UD for French
Tokenization and Word Segmentation
- In general, words are delimited by whitespace characters and punctuations are considered as separated words.
- Only numbers can contain spaces (following the regexp
[0-9 ,]+
). - There are several closed classes of contractions that are treated as multi-word tokens and segmented to individual syntactic words. For instance, au -> à + le, auquel -> de + lequel. Note that du and des are ambiguous and can be split or not depending of their usage.
For more details, see tokenization.
Morphology
Tags
This is an overview only. For more detailed discussion and examples, see the list of French POS tags and French features.
- French uses all 17 universal POS categories:
- (PART) is used only in UD_French-ParTUT for the negation particule ne (which is annotated
ADV
in other treebanks). - All French corpora has just three auxiliary verb (AUX)
- être (to be) is used as a copule, as a tense auxiliary and as a passive auxiliary,
- avoir (to have) is used as a tense auxiliary,
- faire (to make) is used in causative constructions.

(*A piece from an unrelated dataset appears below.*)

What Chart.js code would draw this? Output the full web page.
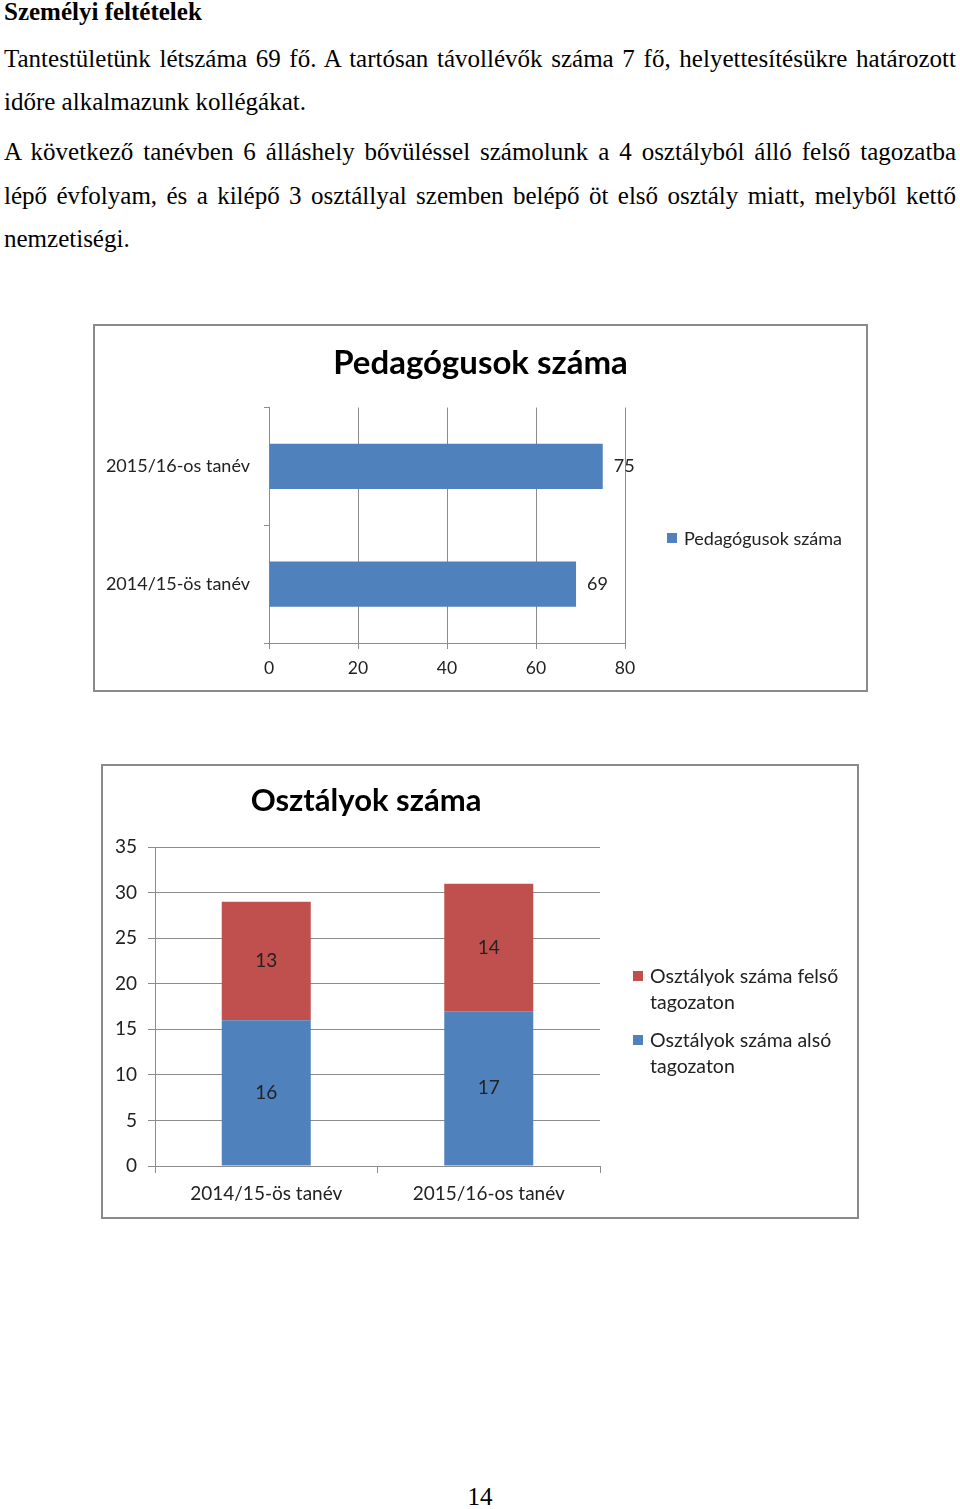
<!DOCTYPE html>
<html lang="hu">
<head>
<meta charset="utf-8">
<title>Személyi feltételek</title>
<script src="https://cdn.jsdelivr.net/npm/chart.js@4/dist/chart.umd.min.js"></script>
<style>
  body { margin:0; background:#fff; }
  #page { position:relative; width:960px; height:1509px; overflow:hidden; font-family:'Liberation Serif','Times New Roman',serif; color:#000; }
  .ln { position:absolute; left:4px; width:952px; font-family:'Liberation Serif',serif; font-size:25px; line-height:44px; white-space:nowrap; text-align:justify; text-align-last:justify; }
  .ln.last { text-align-last:left; }
  .box { position:absolute; border:2px solid #8a8a8a; box-sizing:border-box; }
  .cv { position:absolute; }
  .lg { position:absolute; font-family:Lato, sans-serif; color:#222; }
  .lg i { position:absolute; width:10px; height:10px; }
</style>
</head>
<body>
<div id="page">
  <div style="position:absolute;left:4px;top:-1px;font-size:25px;font-weight:bold;line-height:26px;">Személyi feltételek</div>
  <div class="ln" style="top:37px">Tantestületünk létszáma 69 fő. A tartósan távollévők száma 7 fő, helyettesítésükre határozott</div>
  <div class="ln last" style="top:80px">időre alkalmazunk kollégákat.</div>
  <div class="ln" style="top:130px">A következő tanévben 6 álláshely bővüléssel számolunk a 4 osztályból álló felső tagozatba</div>
  <div class="ln" style="top:174px">lépő évfolyam, és a kilépő 3 osztállyal szemben belépő öt első osztály miatt, melyből kettő</div>
  <div class="ln last" style="top:217px">nemzetiségi.</div>

  <div class="cv" style="left:93px;top:324px;width:775px;height:368px;"><canvas id="teachers"></canvas></div>
  <div class="box" style="left:93px;top:324px;width:775px;height:368px;"></div>
  <div id="legend1"></div>

  <div class="cv" style="left:101px;top:764px;width:530px;height:455px;"><canvas id="classes"></canvas></div>
  <div class="box" style="left:101px;top:764px;width:758px;height:455px;"></div>
  <div id="legend2"></div>

  <div style="position:absolute;left:0;width:960px;top:1484px;text-align:center;font-size:25px;line-height:26px;">14</div>
</div>
<script>
// data
var teacherYears = ['2014/15-ös tanév', '2015/16-os tanév'];
var teacherCounts = [69, 75];

var classYears = ['2014/15-ös tanév', '2015/16-os tanév'];
var lowerClasses = [16, 17];   // alsó tagozat
var upperClasses = [13, 14];   // felső tagozat

var BLUE = '#4F81BD';
var RED = '#C0504D';
var GRID = '#8c8c8c';

Chart.defaults.font.family = 'Lato';
Chart.defaults.color = '#222';
Chart.defaults.animation = false;

// value labels on the bars
var valueLabels = {
  id: 'valueLabels',
  afterDatasetsDraw: function(chart, args, opts) {
    var ctx = chart.ctx;
    ctx.save();
    ctx.font = opts.font;
    ctx.fillStyle = opts.color;
    ctx.textBaseline = 'middle';
    chart.data.datasets.forEach(function(ds, i) {
      chart.getDatasetMeta(i).data.forEach(function(bar, j) {
        var v = ds.data[j];
        if (opts.position === 'end') {
          ctx.textAlign = 'left';
          ctx.fillText(v, bar.x + opts.offset, bar.y);
        } else {
          var c = bar.getCenterPoint();
          ctx.textAlign = 'center';
          ctx.fillText(v, c.x, c.y);
        }
      });
    });
    ctx.restore();
  }
};

// title centred on the whole canvas, not only on the padded part
var wideTitle = {
  id: 'wideTitle',
  afterLayout: function(chart) {
    if (chart.titleBlock) {
      chart.titleBlock.left = 0;
      chart.titleBlock.right = chart.width;
    }
  }
};

function htmlLegend(el, datasets, x, y, step, width, size, lineH) {
  var html = '';
  datasets.forEach(function(ds, k) {
    var top = y + k * step;
    html += '<div class="lg" style="left:' + x + 'px;top:' + top + 'px;width:' + width + 'px;font-size:' + size + 'px;line-height:' + lineH + 'px;padding-left:17px;">' +
      '<i style="left:0;top:' + (lineH / 2 - 5) + 'px;background:' + ds.backgroundColor + '"></i>' + ds.label + '</div>';
  });
  document.getElementById(el).innerHTML = html;
}

var teachersChart = new Chart(document.getElementById('teachers'), {
  type: 'bar',
  data: {
    labels: teacherYears,
    datasets: [{
      label: 'Pedagógusok száma',
      data: teacherCounts,
      backgroundColor: BLUE,
      barPercentage: 0.385,
      categoryPercentage: 1
    }]
  },
  options: {
    indexAxis: 'y',
    responsive: true,
    maintainAspectRatio: false,
    layout: { padding: { top: 0, right: 243, bottom: 0, left: 0 } },
    plugins: {
      legend: { display: false },
      tooltip: { enabled: false },
      title: {
        display: true,
        text: 'Pedagógusok száma',
        color: '#000',
        font: { size: 33, weight: 'bold' },
        padding: { top: 20, bottom: 24 }
      },
      valueLabels: { position: 'end', offset: 11, font: '18px Lato', color: '#222' }
    },
    scales: {
      x: {
        min: 0, max: 80,
        ticks: { stepSize: 20, padding: 9, font: { size: 17.5 }, color: '#222' },
        grid: { color: GRID, tickLength: 6 },
        border: { color: GRID },
        afterFit: function(s) { s.height = 49; }
      },
      y: {
        reverse: true,
        ticks: { padding: 14, font: { size: 18 }, color: '#222' },
        grid: { drawOnChartArea: false, color: GRID, tickLength: 5, offset: true },
        border: { color: GRID },
        afterFit: function(s) { s.width = 176; }
      }
    }
  },
  plugins: [valueLabels, wideTitle]
});
htmlLegend('legend1', teachersChart.data.datasets, 667, 526, 0, 200, 18, 24);

var classesChart = new Chart(document.getElementById('classes'), {
  type: 'bar',
  data: {
    labels: classYears,
    datasets: [{
      label: 'Osztályok száma alsó tagozaton',
      data: lowerClasses,
      backgroundColor: BLUE,
      barPercentage: 0.4,
      categoryPercentage: 1
    }, {
      label: 'Osztályok száma felső tagozaton',
      data: upperClasses,
      backgroundColor: RED,
      barPercentage: 0.4,
      categoryPercentage: 1
    }]
  },
  options: {
    responsive: true,
    maintainAspectRatio: false,
    layout: { padding: { top: 0, right: 31, bottom: 0, left: 0 } },
    plugins: {
      legend: { display: false },
      tooltip: { enabled: false },
      title: {
        display: true,
        text: 'Osztályok száma',
        color: '#000',
        font: { size: 31, weight: 'bold' },
        padding: { top: 18, bottom: 28 }
      },
      valueLabels: { position: 'center', font: '19px Lato', color: '#222' }
    },
    scales: {
      x: {
        stacked: true,
        ticks: { padding: 9, font: { size: 19 }, color: '#222' },
        grid: { drawOnChartArea: false, color: GRID, tickLength: 7, offset: true },
        border: { color: GRID },
        afterFit: function(s) { s.height = 53; }
      },
      y: {
        stacked: true,
        min: 0, max: 35,
        ticks: { stepSize: 5, padding: 11, font: { size: 19 }, color: '#222' },
        grid: { color: GRID, tickLength: 7 },
        border: { color: GRID },
        afterFit: function(s) { s.width = 54; }
      }
    }
  },
  plugins: [valueLabels, wideTitle]
});
// legend in Excel order: upper series first
htmlLegend('legend2', classesChart.data.datasets.slice().reverse(), 633, 963, 64, 220, 19.5, 26);
</script>
</body>
</html>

- (PART) is used only in UD_French-ParTUT for the negation particule ne (which is annotated
Features
- TODO (see French features).
Instruction: Describe inherent and inflectional features for major word classes (at least NOUN and VERB). Describe other noteworthy features. Include links to language-specific feature definitions if any.
Syntax
- TODO (see French relations).
Instruction: Give criteria for identifying core arguments (subjects and objects), and describe the range of copula constructions in nonverbal clauses. List all subtype relations used. Include links to language-specific relations definitions if any.
Treebanks
There are eight French UD treebanks:
- UD_French-ParTUT
- UD_French-GSD
- UD_French-Sequoia
- UD_French-FQB
- UD_French-Rhapsodie (This treebank was named UD_French-Spoken until version 2.8)
- UD_French-ParisStories
- UD_French-PUD
- UD_French-FTB
Note that the corpus UD_French-FTB was not updated since 2018 and may not follow the more rencent description given in these guidelines.